Tuesday, July 7, 2009

What it looks like today - Island Bay Resort

The property today is gorgeous, thanks to a lot of tender loving care by the current owners, Mike and Carol Shipley. http://www.islandbayresort.com/

The San Jose's canon is still perched over the bay, ready to launch a tennis ball (or a tennis shoe) with a little baggie of Capt. Geh's black powder. (I'm encouraging Mike to put a more historically appropriate marker by the canon.) Of course, wirless internet for the kids. Keep it in the family and call up Fish Camper Brian Premaza who is a fishing guide in Tavernier now. He'll pick you up at the dock and put you on the fish in the backcountry (see below). An older picture of Hayden fishing with Brian, and a more recent one. My son Hayden with Mike and Carol this past summer (2009). http://www.captbrianpremaza.com/index.htm

























Dry Tortugas Coal Pier settling into the ocean.
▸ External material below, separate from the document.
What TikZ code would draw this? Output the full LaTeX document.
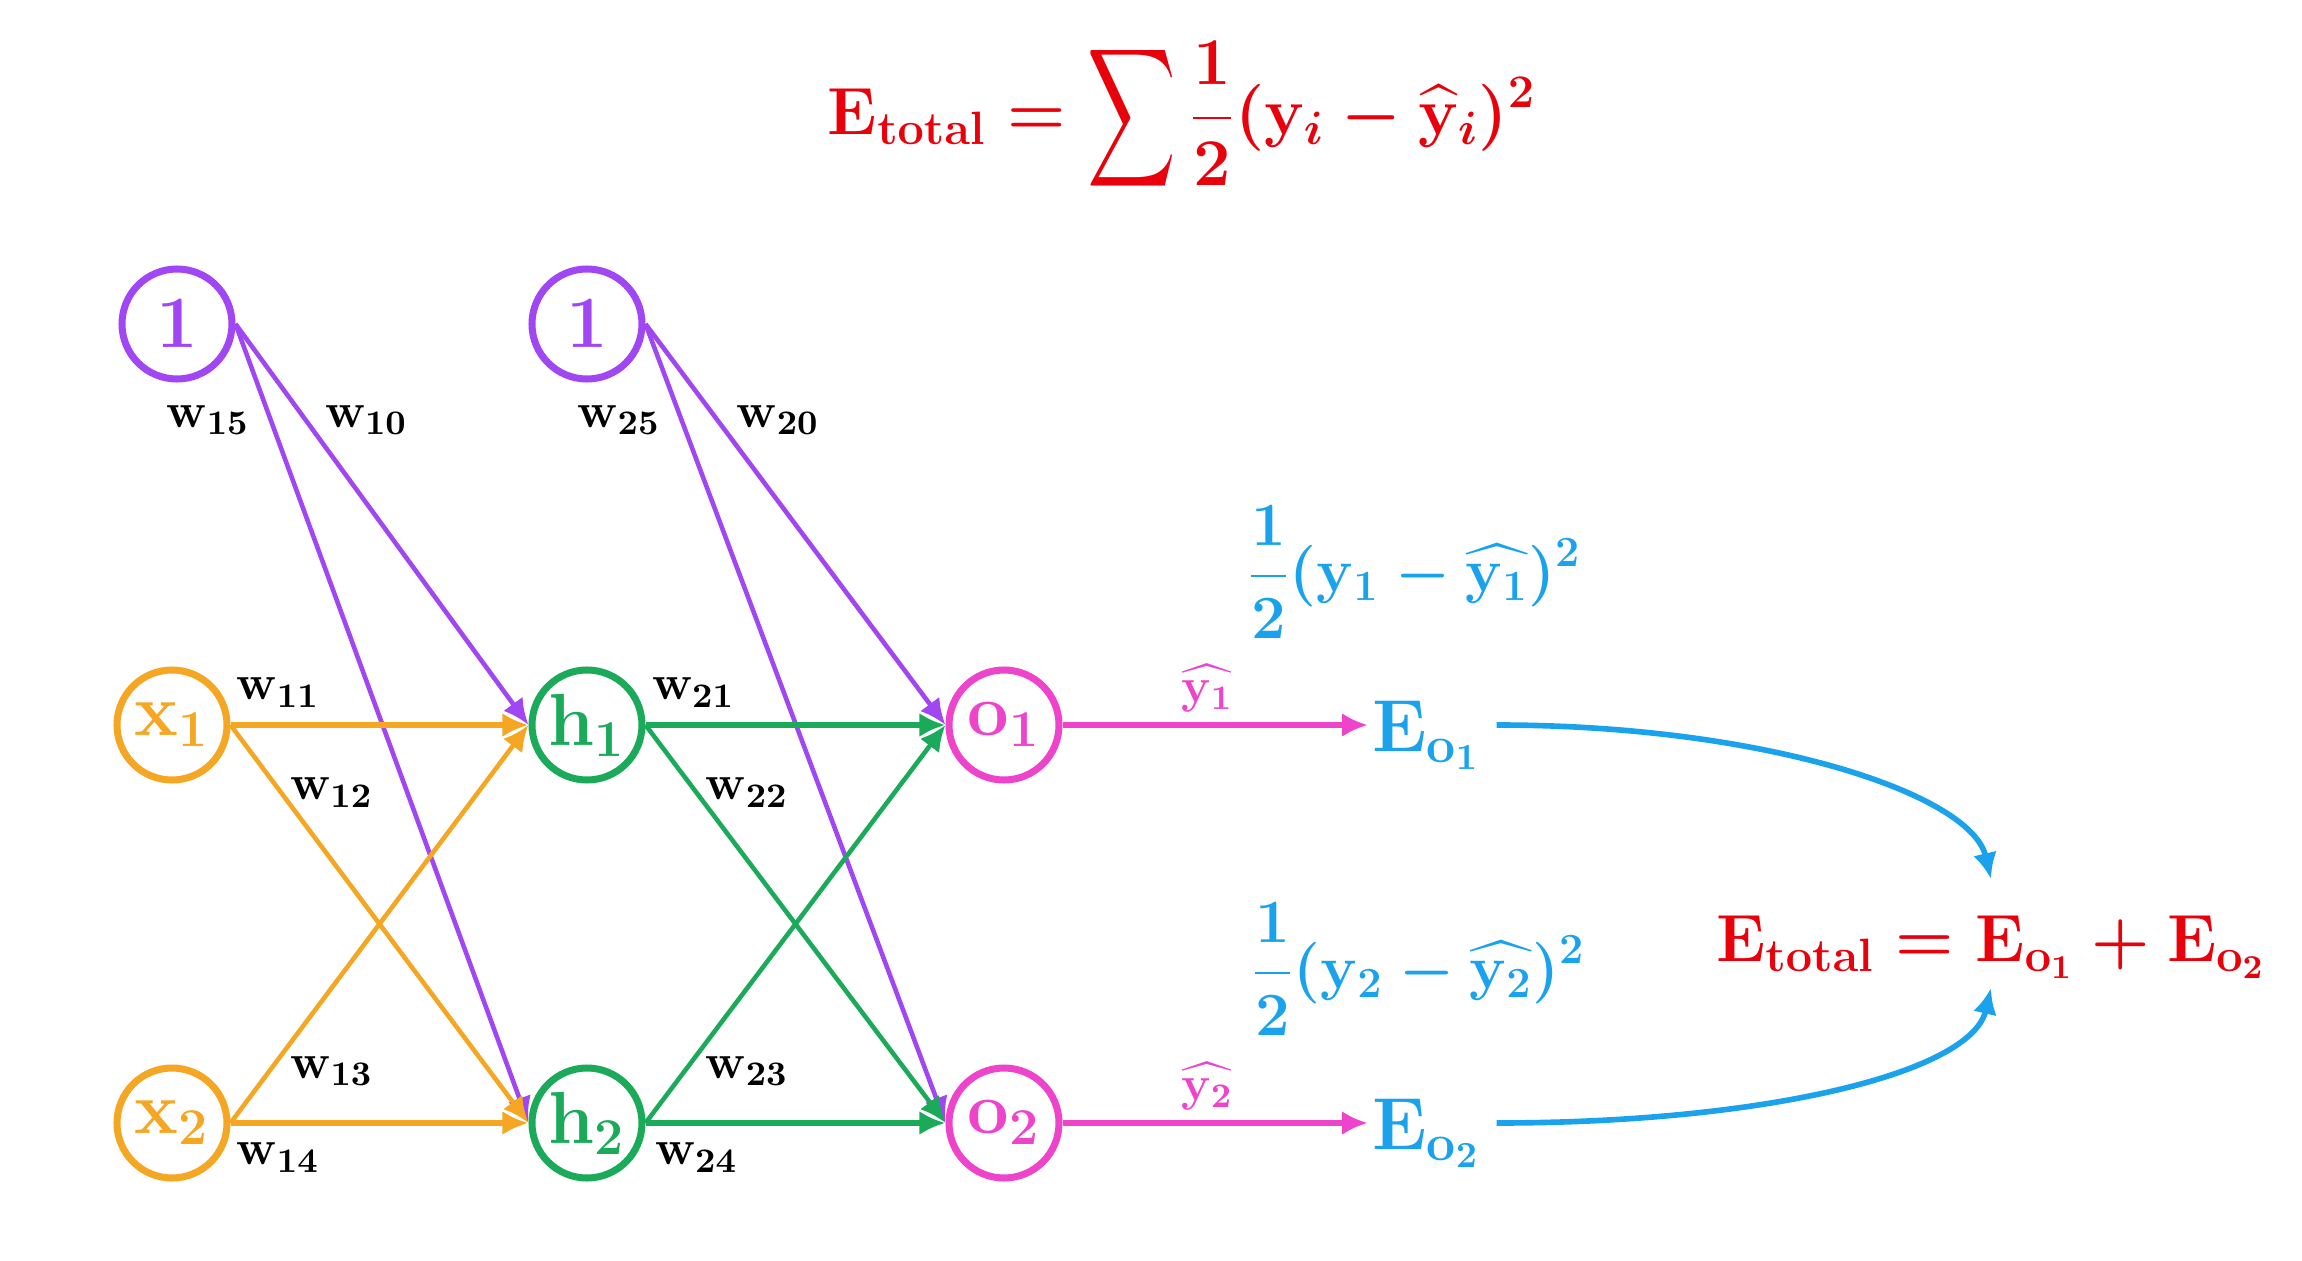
\RequirePackage{fix-cm}
\documentclass[tikz,border=0pt]{standalone}
\DeclareFontShape{OMX}{cmex}{m}{n}{<-> cmex10}{}
\usetikzlibrary{arrows.meta, positioning, calc}
\definecolor{moradoBias}{HTML}{A046F2}
\definecolor{naranjaEntrada}{HTML}{F5A623}
\definecolor{verdeOculta}{HTML}{1BAA5A}
\definecolor{rosaSalida}{HTML}{EE44CC}
\definecolor{azulError}{HTML}{1AA3EC}
\definecolor{rojoTotal}{HTML}{E8000B}
\newcommand{\sumaAlta}{\mathop{\vcenter{\hbox{\scalebox{0.92}[1.45]{$\displaystyle\sum$}}}}}
\tikzset{
  neuronaBase/.style={
    circle, line width=2pt, minimum size=1.1cm, inner sep=0pt,
    font=\fontsize{21}{24}\selectfont\boldmath
  },
  neuronaBias/.style={neuronaBase, draw=moradoBias, text=moradoBias},
  neuronaEntrada/.style={neuronaBase, draw=naranjaEntrada, text=naranjaEntrada},
  neuronaOculta/.style={neuronaBase, draw=verdeOculta, text=verdeOculta},
  neuronaSalida/.style={neuronaBase, draw=rosaSalida, text=rosaSalida},
  flechaBase/.style={-{Latex[length=2.6mm, width=2.4mm]}, line width=1.3pt},
  flechaMorada/.style={flechaBase, moradoBias},
  flechaNaranja/.style={flechaBase, naranjaEntrada},
  flechaVerde/.style={flechaBase, verdeOculta},
  flechaRosa/.style={flechaBase, rosaSalida, line width=1.6pt},
  flechaAzul/.style={flechaBase, azulError, line width=1.6pt},
  etiquetaPeso/.style={font=\fontsize{14}{16}\selectfont\boldmath, text=black, inner sep=2pt},
  etiquetaRosa/.style={font=\fontsize{14}{16}\selectfont\boldmath, text=rosaSalida, inner sep=3pt},
  formulaAzul/.style={font=\fontsize{17.5}{20}\selectfont\boldmath, text=azulError, inner sep=1pt},
  formulaRoja/.style={font=\fontsize{19}{23}\selectfont\boldmath, text=rojoTotal, inner sep=1pt},
}

\begin{document}
\begin{tikzpicture}
  \useasboundingbox (0,0) rectangle (23.02,12.60);

  % formula general
  \node[formulaRoja] (etotal) at (11.82,11.42)
    {$\displaystyle \mathbf{E}_{\mathbf{total}} = \sumaAlta \frac{1}{2}(\mathbf{y}_i - \widehat{\mathbf{y}}_i)^2$};

  % neuronas
  \node[neuronaBias] (b1) at (1.77,9.36) {$1$};
  \node[neuronaBias] (b2) at (5.87,9.36) {$1$};
  \node[neuronaEntrada] (x1) at (1.72,5.35) {$\mathbf{x}_1$};
  \node[neuronaEntrada] (x2) at (1.72,1.37) {$\mathbf{x}_2$};
  \node[neuronaOculta] (h1) at (5.87,5.35) {$\mathbf{h}_1$};
  \node[neuronaOculta] (h2) at (5.87,1.37) {$\mathbf{h}_2$};
  \node[neuronaSalida] (o1) at (10.04,5.35) {$\mathbf{o}_1$};
  \node[neuronaSalida] (o2) at (10.04,1.37) {$\mathbf{o}_2$};

  % errores
  \node[formulaRoja, font=\fontsize{21}{24}\selectfont\boldmath, text=azulError, anchor=base west] (eo1) at (13.68,5.09) {$\mathbf{E}_{\mathbf{o}_1}$};
  \node[formulaRoja, font=\fontsize{21}{24}\selectfont\boldmath, text=azulError, anchor=base west] (eo2) at (13.68,1.11) {$\mathbf{E}_{\mathbf{o}_2}$};
  \node[formulaAzul] (f1) at (14.14,6.88) {$\displaystyle \frac{1}{2}(\mathbf{y}_1 - \widehat{\mathbf{y}_1})^2$};
  \node[formulaAzul] (f2) at (14.18,2.91) {$\displaystyle \frac{1}{2}(\mathbf{y}_2 - \widehat{\mathbf{y}_2})^2$};
  \node[formulaRoja, anchor=base] (etot) at (19.91,2.99)
    {$\mathbf{E}_{\mathbf{total}} = \mathbf{E}_{\mathbf{o}_1} + \mathbf{E}_{\mathbf{o}_2}$};

  % pesos del bias
  \draw[flechaMorada] (b1.east) -- node[etiquetaPeso, pos=0.12, left=0.12cm] (w15) {$\mathbf{w}_{15}$} (h2.west);
  \draw[flechaMorada] (b1.east) -- node[etiquetaPeso, pos=0.24, right=0.1cm] (w10) {$\mathbf{w}_{10}$} (h1.west);
  \draw[flechaMorada] (b2.east) -- node[etiquetaPeso, pos=0.12, left=0.12cm] (w25) {$\mathbf{w}_{25}$} (o2.west);
  \draw[flechaMorada] (b2.east) -- node[etiquetaPeso, pos=0.24, right=0.1cm] (w20) {$\mathbf{w}_{20}$} (o1.west);

  % capa de entrada
  \draw[flechaNaranja, line width=1.6pt] (x1.east) -- node[etiquetaPeso, pos=0.16, above=0.08cm] (w11) {$\mathbf{w}_{11}$} (h1.west);
  \draw[flechaNaranja] (x1.east) -- node[etiquetaPeso, pos=0.17, right=0cm] (w12) {$\mathbf{w}_{12}$} (h2.west);
  \draw[flechaNaranja] (x2.east) -- node[etiquetaPeso, pos=0.13, right=0.12cm] (w13) {$\mathbf{w}_{13}$} (h1.west);
  \draw[flechaNaranja, line width=1.6pt] (x2.east) -- node[etiquetaPeso, pos=0.16, below=0.1cm] (w14) {$\mathbf{w}_{14}$} (h2.west);

  % capa oculta
  \draw[flechaVerde, line width=1.6pt] (h1.east) -- node[etiquetaPeso, pos=0.16, above=0.08cm] (w21) {$\mathbf{w}_{21}$} (o1.west);
  \draw[flechaVerde] (h1.east) -- node[etiquetaPeso, pos=0.17, right=0cm] (w22) {$\mathbf{w}_{22}$} (o2.west);
  \draw[flechaVerde] (h2.east) -- node[etiquetaPeso, pos=0.13, right=0.12cm] (w23) {$\mathbf{w}_{23}$} (o1.west);
  \draw[flechaVerde, line width=1.6pt] (h2.east) -- node[etiquetaPeso, pos=0.17, below=0.1cm] (w24) {$\mathbf{w}_{24}$} (o2.west);

  % salidas
  \draw[flechaRosa] (o1.east) -- node[etiquetaRosa, above, xshift=-0.08cm] (yh1) {$\widehat{\mathbf{y}_1}$} (o1 -| eo1.west);
  \draw[flechaRosa] (o2.east) -- node[etiquetaRosa, above, xshift=-0.08cm] (yh2) {$\widehat{\mathbf{y}_2}$} (o2 -| eo2.west);

  % suma de errores
  \draw[flechaAzul, shorten <=0.12cm] (eo1.east |- o1) .. controls +(2.8,0) and +(-0.2,0.85) .. ([yshift=0.82cm]etot.base);
  \draw[flechaAzul, shorten <=0.12cm] (eo2.east |- o2) .. controls +(2.8,0) and +(-0.2,-0.85) .. ([yshift=-0.27cm]etot.base);
\end{tikzpicture}
\end{document}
My son Hayden and I have taken the Key West to Dry Tortugas ferry and camped out a couple of times. It's a fun trip when the weather is nice; snorkling off the moat around the fort, walking the seawall, strolling through the fort itself. Fish Camper Fred Wheeler started this ferry service in '96 I think. He's doing something else now: http://outpostexpeditions.com/index.htm


Anyway, check out the progress that the ocean is making to reclaim the old coaling pier. The photo on the left is from June, 1972. Randy Mahan caught that Barracuda, not me, but I didn't mind posing with it. (It wouldn't hit anything until we caught and fed it a needlefish from the dock). The picture on the right is June, 2009. Compare the crack in the coaling pier in 1972 and the angle that the top edge of the pier now makes, visibly heading back into the water. Hayden's not standing on anything, he's just that much taller.







Photos V - Some Fish



I remember this day. At the end of a half day's fishing, everyone would rendezvouz at the big red nun bouy anchored at Conch Reef : "6CR". Usually you would pull up alongside somebody else and say "How'd you do?" and compare your catch. An exceptional fish you might pull out of the cooler to hold up for the admiring eyes in the boat that you had outfished. On this day I pulled up alongside Randy Mahan and we started this "How'd you do?" cat and mouse. Neither one would go first (both planning on sand-bagging the other with a better catch after the first one showed off his.) After a little back and forth we both started smiling and we both knew that we had landed sailfish that morning.
A younger Chris Johnsone on the left. I'm wearing my Jere Pittman "Pittman Produce" fishing hat.

Dr. Bean and Tommy Horn with a nice day's catch of dolphin.
Tommy Horn and David Eckhardt with a huge sailfish. This is the fish in one of Michael's earlier pictures, seen from a distance.

A decent wahoo and a sailfish. At the end of the summer those orange shorts would stand up all by themselves.

Photos IV - How to catch a shark (Cape Sable)

Shark Fishing - Cape Sable





First you get some bait. Idle along over the flats off of Tavernier Key (in the background.) Spot a feeding ray. Idle up behind the ray. It will spook and run out ahead of you. Keep idling behind the ray. Eventually it will get less up tight and you will get close enough to toss a weighted treble hook in front of its path. When it swims over it, Set the Hook!

Then - uh - well - run it through a meat grinder, saving chunks of its wings for bait and the rest for chum.






Cross Florida Bay and beach your boat on Cape Sable in Everglades National Park. Contemplate the life of the first settlers on the cape at the turn of the century. As you run your boat into the beach, drop off your shark fishing rig and its bait a couple of hundred feet off the beach. Leave the rod in the boat's rod holder and set it to free spool with the clicker on. Start a game of frisbee. Shoot the bull. Throw out some chum into the current along the beach.






Shark fishing on the cape is like a box of chocolates; you never know what you're going to get. Michael straddles what may be a small lemon shark before removing its jaws.
I know - we wasted a lot of bio-mass doing this. We didn't know any better.

Photos III - Johnstone learns to tie a knot


Chris Johnstone and a very nice bull dolphin. Note his big arms after a year of rock climbing. "A couple of years later" Albert came down from Norfolk and I came up from Jacksonville to watch Chris finally tie the knot of all knots in Havana, North Carolina. My privilege was to tie Chris' bow-tie for the event. He looked great, and his mom and dad were proud.


Pictures II - Before and After


We could strike a pose. And not just any pose. This is Albert, doing his conscious impersonation of his favorite Jimmy Buffet album cover.







This is me, doing my conscious impersonation of a Zane Grey photograph in his book "Tales of Fishes." This was actually the first Marlin (a small White Marlin) landed at Camp.